April 2024: Norah Arafeh is an associate in our New York M&A Practice and co-chair of our Middle Eastern and North African affinity network. As part of our celebrations of Arab-American Month, she shares her story about being proudly Syrian-American and how her identity has helped shape her life.

My father moved to the United States in the 1980s from Damascus, Syria

While very much embodying the American Dream, he still retained his strong ties to Syria and cultivated in us a deep love of the homeland. Being both fully Arab and fully American were not mutually exclusive ideas in our home, and so my younger sister and I were raised as proud first-generation Syrian-Americans.

Growing up, we spent nearly every summer in Syria visiting family

As a teenager, I enrolled in intensive Arabic courses in Syria to sharpen my language skills. Most of our Syrian family remains in Damascus, the oldest continuously inhabited city in the world (and, in my biased opinion, one of the most beautiful). I still think I am the luckiest person in the world for having the opportunity to spend some of my most formative years in that city in the years before the war started in 2011. The Syrian diaspora continues to grow and leave its mark all over the world.

Arab-Americans always manage to find each other

These moments of connection somehow always feel like pure magic. For me, it's the generosity, humor and love of family and food that unite us all. Every Arab will think they have the best cuisine, but of course I believe that Syrian food is superior. I view our culinary tradition as another form of the amazing art that has come out of Syria since before Roman times, and also the way we express love.

Arab-Americans also have a grit and resilience that is unique to our communities

Decades of war, displacement, surveillance and discrimination in the post-9/11 years have shaped our collective consciousness in a profound way. Being Arab in America is a political statement as much as it is a cultural one.

We're not just one people

I think it's helpful to view Arab identity as centered around our shared cultural, socio-linguistic heritage. The region is also home to many other communities that have contributed to the development of our expansive culture (Amazigh, Jewish, Kurdish, Assyrian and Armenian, to name a few) and has been influenced by our Turkish and Persian-speaking neighbors over the centuries. We are certainly not a monolith and hail from 22 different countries across the Arab world!

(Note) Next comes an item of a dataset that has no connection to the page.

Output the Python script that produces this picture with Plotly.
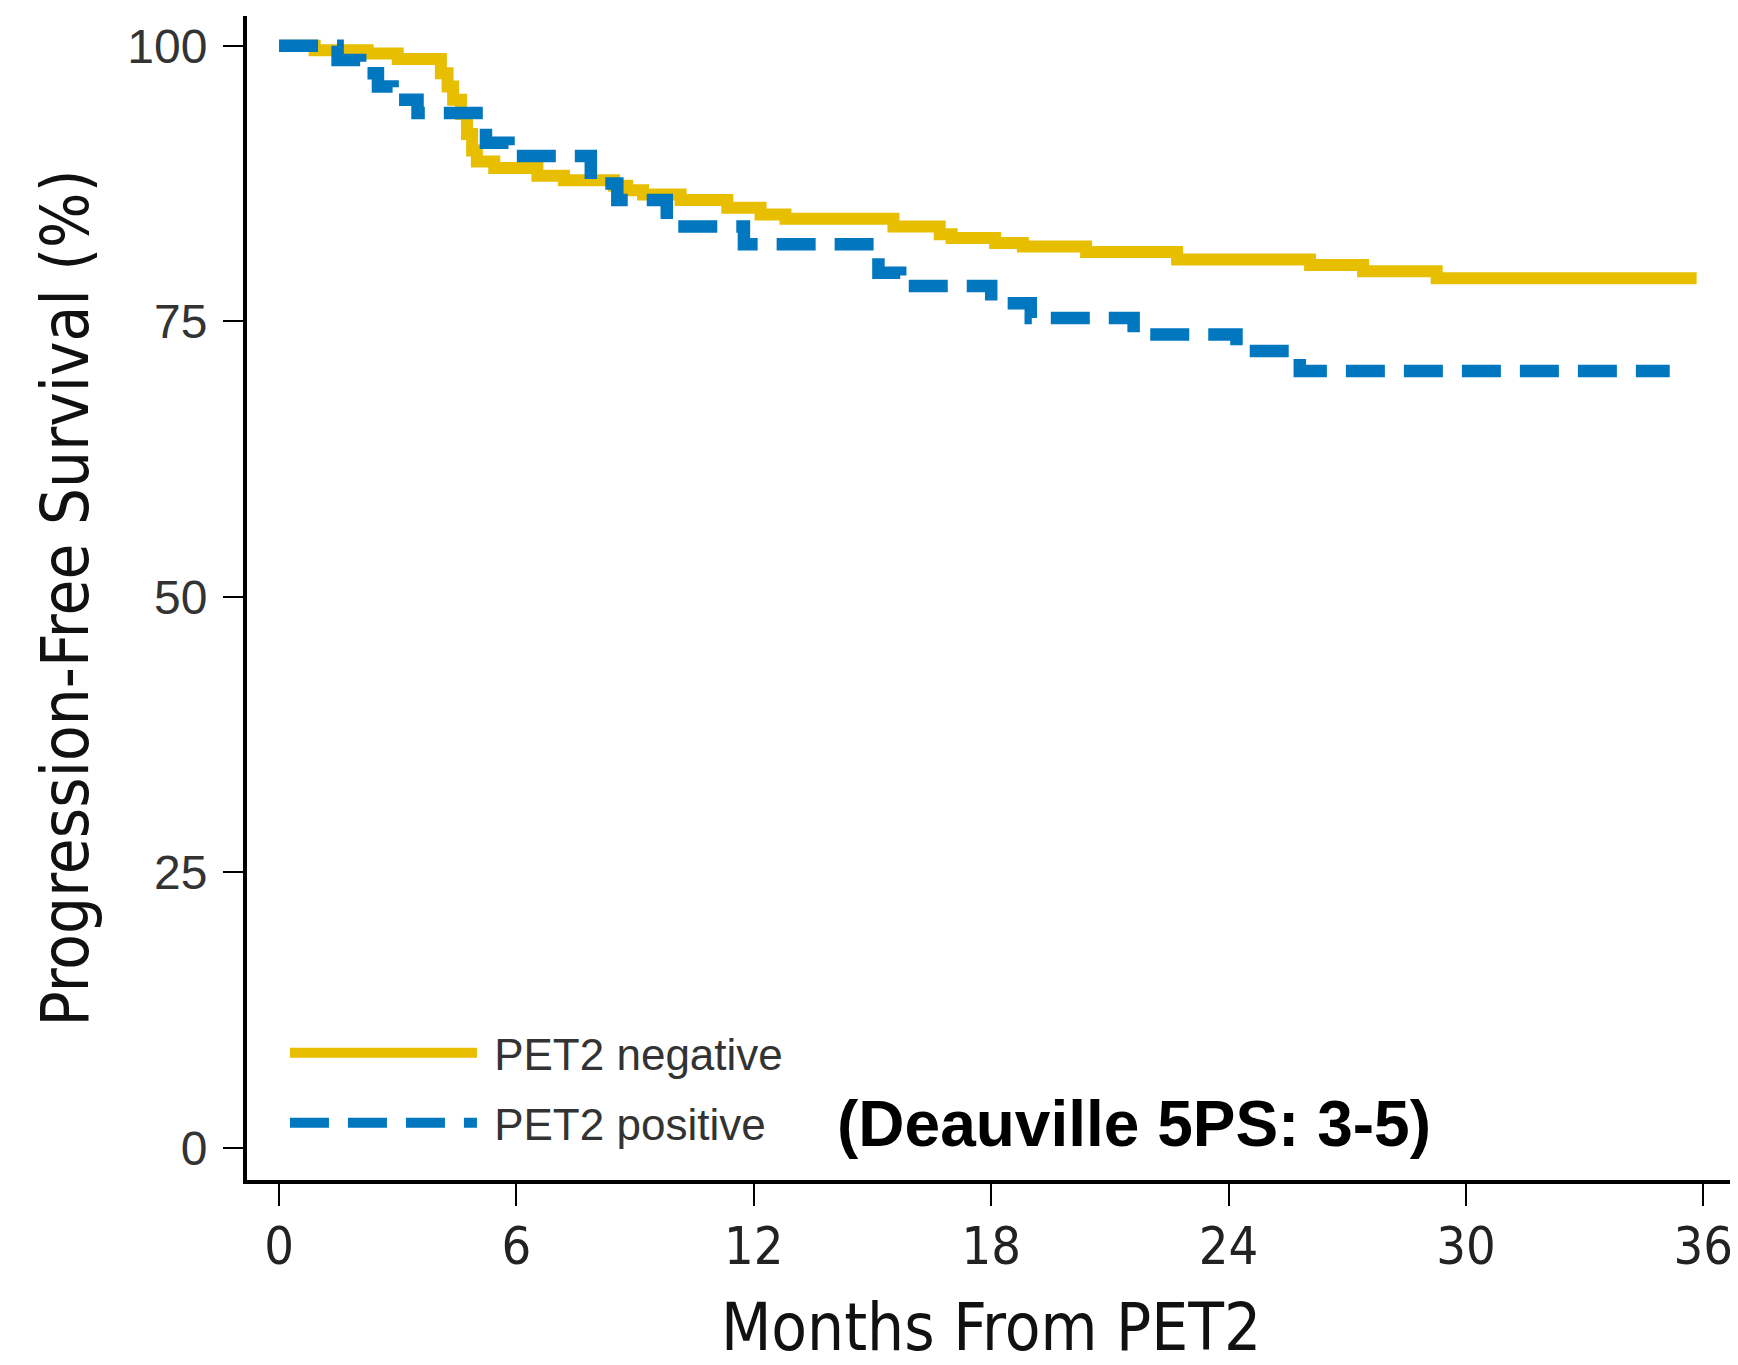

Many Arab communities have called America home

This dates from the first major wave of Arab-American immigration in the late 19th century, meaning that Arab communities in the United States are just as "American" as any other community. We are just as American as an ice cream cone at the World Fair (where it was allegedly invented by a Syrian-American in 1904). Still, rampant misinformation and stereotypes abound, such as the widely held belief that most Arab-Americans are Muslim (in fact, as many as 63 to 77 percent identify as Christian).

Arabs are the original storytellers

The language is naturally constructed to allow for large-scale memorization and recitation. One of my favorite activities in the Old City of Damascus is visiting the local hakawati, a Syrian storyteller who recites revered Syrian stories and folktales in local cafes. During my last visit to Syria in 2023, I was very pleased to see that this tradition (which spans hundreds of years) is still alive and well.